Iranian Foreign Minister Abbas Araghchi announced on Friday that the Strait of Hormuz has reopened following a ceasefire agreement reached in Lebanon, while U.S. President Donald Trump expressed optimism about a potential deal to end the Iran conflict soon, though no specific timeline has been specified.
Since the crisis erupted in late February, over 500 million barrels of crude oil and condensate have been removed from the international market—a disruption unmatched in recent history.
To put this into perspective, losing 500 million barrels of oil is equivalent to:
- Cutting global air travel demand for ten weeks,
- Ceasing all road vehicle travel worldwide for eleven days,
- Or depriving the global economy of oil for five days.
In the United States, this equates to nearly a month of national oil demand, with Europe experiencing over a month’s worth of oil consumption lost, according to Reuters. It also represents enough fuel to sustain the U.S. military’s operations for about six years based on its annual usage of approximately 80 million barrels. Additionally, this volume could power the world’s international shipping industry for around four months.
Key facts include:
- Gulf Arab nations reduced crude output by roughly 8 million barrels per day in March, a figure comparable to the combined production of ExxonMobil and Chevron, two leading oil companies.
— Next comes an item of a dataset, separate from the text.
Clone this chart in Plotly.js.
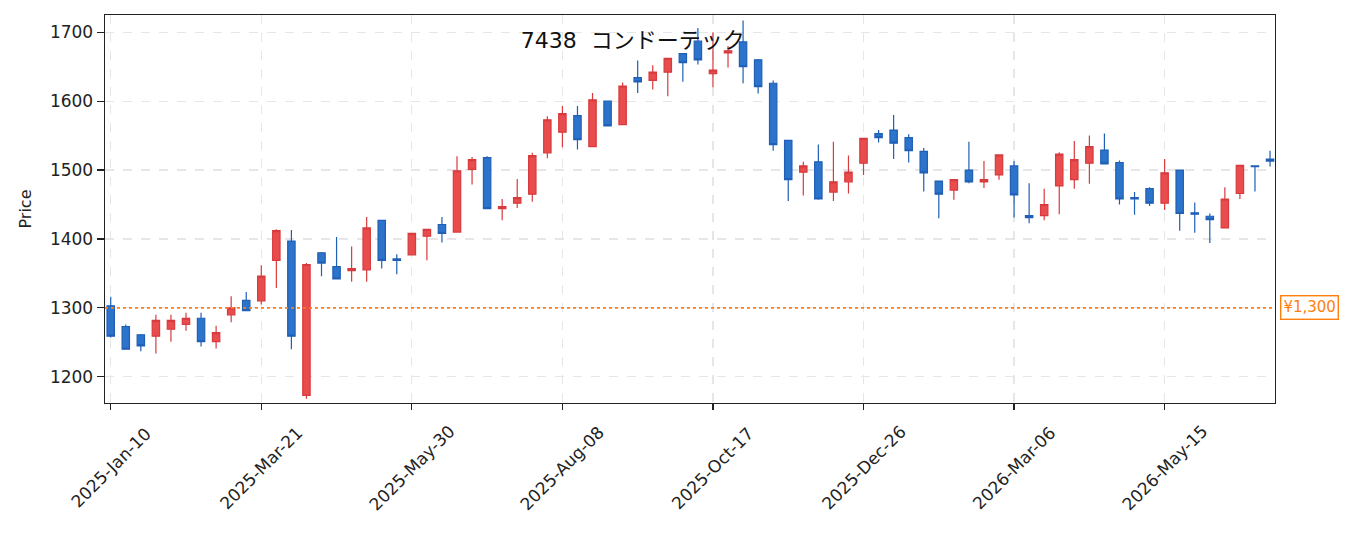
<!DOCTYPE html>
<html>
<head>
<meta charset="utf-8">
<script src="https://cdn.plot.ly/plotly-3.0.1.min.js"></script>
<style>
  html, body { margin: 0; padding: 0; background: #fff; }
  #chart { width: 1355px; height: 533px; }
</style>
</head>
<body>
<div id="chart"></div>
<script>
// weekly bars, 7438 コンドーテック
const dates = [
  '2025-01-10','2025-01-17','2025-01-24','2025-01-31','2025-02-07','2025-02-14','2025-02-21','2025-02-28',
  '2025-03-07','2025-03-14','2025-03-21','2025-03-28','2025-04-04','2025-04-11','2025-04-18','2025-04-25',
  '2025-05-02','2025-05-09','2025-05-16','2025-05-23','2025-05-30','2025-06-06','2025-06-13','2025-06-20',
  '2025-06-27','2025-07-04','2025-07-11','2025-07-18','2025-07-25','2025-08-01','2025-08-08','2025-08-15',
  '2025-08-22','2025-08-29','2025-09-05','2025-09-12','2025-09-19','2025-09-26','2025-10-03','2025-10-10',
  '2025-10-17','2025-10-24','2025-10-31','2025-11-07','2025-11-14','2025-11-21','2025-11-28','2025-12-05',
  '2025-12-12','2025-12-19','2025-12-26','2026-01-02','2026-01-09','2026-01-16','2026-01-23','2026-01-30',
  '2026-02-06','2026-02-13','2026-02-20','2026-02-27','2026-03-06','2026-03-13','2026-03-20','2026-03-27',
  '2026-04-03','2026-04-10','2026-04-17','2026-04-24','2026-05-01','2026-05-08','2026-05-15','2026-05-22',
  '2026-05-29','2026-06-05','2026-06-12','2026-06-19','2026-06-26','2026-07-03'
];

const open = [
  1303,1273,1261,1259,1269,1276,1285,1251,1290,1311,1310,1369,1397,1173,1380,1360,
  1354,1355,1427,1371,1377,1404,1421,1410,1501,1518,1444,1452,1465,1525,1555,1579,
  1534,1600,1566,1634,1630,1642,1669,1687,1640,1670,1686,1660,1626,1543,1497,1512,
  1468,1483,1510,1553,1558,1547,1527,1484,1471,1500,1483,1493,1506,1434,1434,1477,
  1486,1510,1529,1511,1460,1473,1452,1500,1438,1433,1416,1466,1506,1516
];
const high = [
  1316,1276,1262,1290,1290,1293,1293,1274,1317,1323,1362,1414,1413,1365,1381,1403,
  1389,1432,1427,1378,1409,1414,1432,1520,1519,1520,1458,1487,1525,1578,1593,1593,
  1612,1601,1627,1659,1652,1663,1670,1706,1700,1680,1717,1661,1630,1544,1512,1537,
  1541,1521,1546,1558,1580,1552,1532,1485,1486,1541,1513,1522,1513,1481,1473,1526,
  1542,1550,1553,1514,1468,1475,1516,1500,1453,1437,1475,1507,1507,1528
];
const low = [
  1257,1240,1237,1234,1251,1267,1244,1241,1279,1296,1305,1329,1240,1168,1346,1342,
  1338,1338,1357,1349,1377,1369,1395,1410,1479,1444,1427,1445,1454,1517,1533,1530,
  1534,1564,1566,1612,1617,1607,1628,1653,1620,1649,1626,1611,1528,1455,1463,1457,
  1455,1466,1493,1540,1516,1511,1469,1430,1457,1481,1474,1486,1431,1423,1427,1436,
  1473,1480,1508,1450,1435,1448,1442,1412,1409,1394,1416,1458,1469,1505
];
const close = [
  1259,1240,1245,1282,1282,1285,1251,1264,1300,1296,1346,1412,1259,1363,1365,1342,
  1357,1416,1369,1369,1408,1414,1408,1499,1515,1444,1447,1460,1521,1573,1582,1544,
  1602,1564,1622,1628,1642,1662,1656,1660,1645,1673,1650,1621,1537,1486,1506,1458,
  1483,1497,1546,1547,1539,1528,1496,1465,1486,1483,1486,1522,1464,1431,1450,1523,
  1515,1534,1509,1458,1458,1452,1496,1437,1436,1428,1458,1507,1505,1513
];

const tickDates = ['2025-01-10','2025-03-21','2025-05-30','2025-08-08','2025-10-17','2025-12-26','2026-03-06','2026-05-15'];
const tickLabels = ['2025-Jan-10','2025-Mar-21','2025-May-30','2025-Aug-08','2025-Oct-17','2025-Dec-26','2026-Mar-06','2026-May-15'];
const yTicks = [1200, 1300, 1400, 1500, 1600, 1700];
const refPrice = 1300;
const refLabel = '¥1,300';

const trace = {
  type: 'candlestick',
  x: dates, open: open, high: high, low: low, close: close,
  increasing: { line: { color: '#d83b3d', width: 1.2 }, fillcolor: '#e84c4c' },
  decreasing: { line: { color: '#1f5fb5', width: 1.2 }, fillcolor: '#2c73cb' },
  whiskerwidth: 0,
  showlegend: false,
  hoverinfo: 'x+y'
};

const axFont = '"DejaVu Sans", "Noto Sans CJK JP", sans-serif';
const titleFont = '"DejaVu Sans", "Noto Sans CJK JP", sans-serif';

// x tick labels centred under the tick, matplotlib style
const tickAnnots = tickDates.map((d, i) => ({
  xref: 'x', x: d, yref: 'paper', y: 0, yshift: -65,
  xanchor: 'center', yanchor: 'middle',
  text: tickLabels[i], textangle: -45, showarrow: false,
  font: { size: 17, color: '#222', family: axFont }
}));

const layout = {
  width: 1355, height: 533,
  margin: { l: 105, r: 80, t: 15, b: 130 },
  paper_bgcolor: '#fff', plot_bgcolor: '#fff',
  font: { family: axFont, size: 17, color: '#222' },
  title: {
    text: '7438  コンドーテック',
    font: { size: 22, color: '#111', family: titleFont },
    x: 0.467, xanchor: 'center', xref: 'container',
    y: 0.924, yanchor: 'middle', yref: 'container'
  },
  xaxis: {
    type: 'category',
    range: [-0.38, 77.33],
    tickvals: tickDates, ticktext: tickLabels,
    showticklabels: false,
    ticks: 'outside', ticklen: 6, tickcolor: '#222', tickwidth: 1.2,
    showgrid: true, gridcolor: '#e6e6e6', griddash: 'dash', gridwidth: 1.2,
    showline: true, linecolor: '#222', linewidth: 1.4, mirror: true,
    rangeslider: { visible: false },
    zeroline: false
  },
  yaxis: {
    range: [1162, 1725],
    tickvals: yTicks,
    ticks: 'outside', ticklen: 7, tickcolor: '#222', tickwidth: 1.2,
    tickfont: { size: 17, color: '#222' },
    showgrid: true, gridcolor: '#e6e6e6', griddash: 'dash', gridwidth: 1.2,
    showline: true, linecolor: '#222', linewidth: 1.4, mirror: true,
    zeroline: false,
    title: { text: 'Price', font: { size: 16 }, standoff: 14 }
  },
  shapes: [{
    type: 'line', xref: 'paper', x0: 0, x1: 1, yref: 'y', y0: refPrice, y1: refPrice,
    line: { color: '#ff7f0e', width: 1.8, dash: 'dot' }
  }],
  annotations: [{
    xref: 'paper', x: 1.004, xanchor: 'left', yref: 'y', y: refPrice, yanchor: 'middle',
    text: refLabel, showarrow: false,
    font: { size: 15, color: '#ff7f0e' },
    bgcolor: '#fff', bordercolor: '#ff7f0e', borderwidth: 1.4, borderpad: 2
  }].concat(tickAnnots)
};

Plotly.newPlot('chart', [trace], layout, { displayModeBar: false, staticPlot: true });
</script>
</body>
</html>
- Exported jet fuel from major Gulf countries, including Saudi Arabia, Qatar, UAE, Kuwait, Bahrain, and Oman, dropped sharply from approximately 19.6 million barrels in February to just 4.1 million barrels in March and April combined. This reduction could fuel approximately 20,000 round-trip flights between New York’s JFK and London’s Heathrow.
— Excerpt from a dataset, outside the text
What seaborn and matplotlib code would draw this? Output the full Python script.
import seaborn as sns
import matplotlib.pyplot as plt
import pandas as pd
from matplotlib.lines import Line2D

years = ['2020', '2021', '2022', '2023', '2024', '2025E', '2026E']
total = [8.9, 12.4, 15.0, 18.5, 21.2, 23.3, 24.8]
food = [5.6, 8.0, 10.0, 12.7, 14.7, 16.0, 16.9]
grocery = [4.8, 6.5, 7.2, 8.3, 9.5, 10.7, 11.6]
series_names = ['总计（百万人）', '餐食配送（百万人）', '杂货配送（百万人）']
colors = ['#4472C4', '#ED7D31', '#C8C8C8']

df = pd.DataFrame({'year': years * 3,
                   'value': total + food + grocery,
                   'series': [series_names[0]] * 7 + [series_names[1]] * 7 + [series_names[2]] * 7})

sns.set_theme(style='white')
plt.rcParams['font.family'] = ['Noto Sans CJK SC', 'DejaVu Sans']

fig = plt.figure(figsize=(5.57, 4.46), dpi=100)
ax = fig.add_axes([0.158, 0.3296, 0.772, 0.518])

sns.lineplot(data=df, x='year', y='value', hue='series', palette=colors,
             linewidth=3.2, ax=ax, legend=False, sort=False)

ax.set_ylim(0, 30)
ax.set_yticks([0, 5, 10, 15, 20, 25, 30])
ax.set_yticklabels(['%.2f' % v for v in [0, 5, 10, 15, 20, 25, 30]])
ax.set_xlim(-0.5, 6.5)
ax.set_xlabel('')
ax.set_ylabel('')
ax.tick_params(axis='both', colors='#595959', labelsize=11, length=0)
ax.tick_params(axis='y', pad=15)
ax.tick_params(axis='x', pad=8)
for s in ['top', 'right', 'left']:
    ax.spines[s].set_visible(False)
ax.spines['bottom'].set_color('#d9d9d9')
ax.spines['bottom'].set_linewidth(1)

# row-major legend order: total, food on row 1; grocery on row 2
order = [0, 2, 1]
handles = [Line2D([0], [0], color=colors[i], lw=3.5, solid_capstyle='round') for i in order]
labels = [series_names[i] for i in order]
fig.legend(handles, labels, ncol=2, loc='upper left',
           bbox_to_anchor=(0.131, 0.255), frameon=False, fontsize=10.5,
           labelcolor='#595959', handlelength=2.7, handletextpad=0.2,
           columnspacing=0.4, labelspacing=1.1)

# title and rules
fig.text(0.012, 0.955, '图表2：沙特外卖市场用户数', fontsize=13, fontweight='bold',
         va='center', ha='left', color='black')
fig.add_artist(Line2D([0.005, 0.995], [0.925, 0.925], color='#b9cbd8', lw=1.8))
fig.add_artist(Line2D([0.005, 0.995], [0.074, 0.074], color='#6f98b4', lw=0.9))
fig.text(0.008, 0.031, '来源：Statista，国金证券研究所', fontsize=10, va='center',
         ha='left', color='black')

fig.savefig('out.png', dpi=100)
- With oil prices averaging around $100 per barrel since the conflict’s start, this shortfall translates to around $50 billion in lost revenue, according to Johannes Rauball, senior crude analyst at Kpler. This loss corresponds to a 1% decrease in Germany’s annual GDP or roughly the entire GDP of small nations like Latvia or Estonia.
Recovery outlook:
Although Iran’s Foreign Minister indicated the Strait is open, restoring output and flow remains a slow process. April’s global onshore crude inventories have decreased by about 45 million barrels, and production interruptions since late March have reached around 12 million barrels per day.
Fields in Kuwait and Iraq, particularly in heavier crude zones, may take four to five months to regain their normal output levels, extending stock depletion through summer. Damage to refining facilities and Qatar’s Ras Laffan LNG complex could mean regional energy infrastructure restoration may take several years.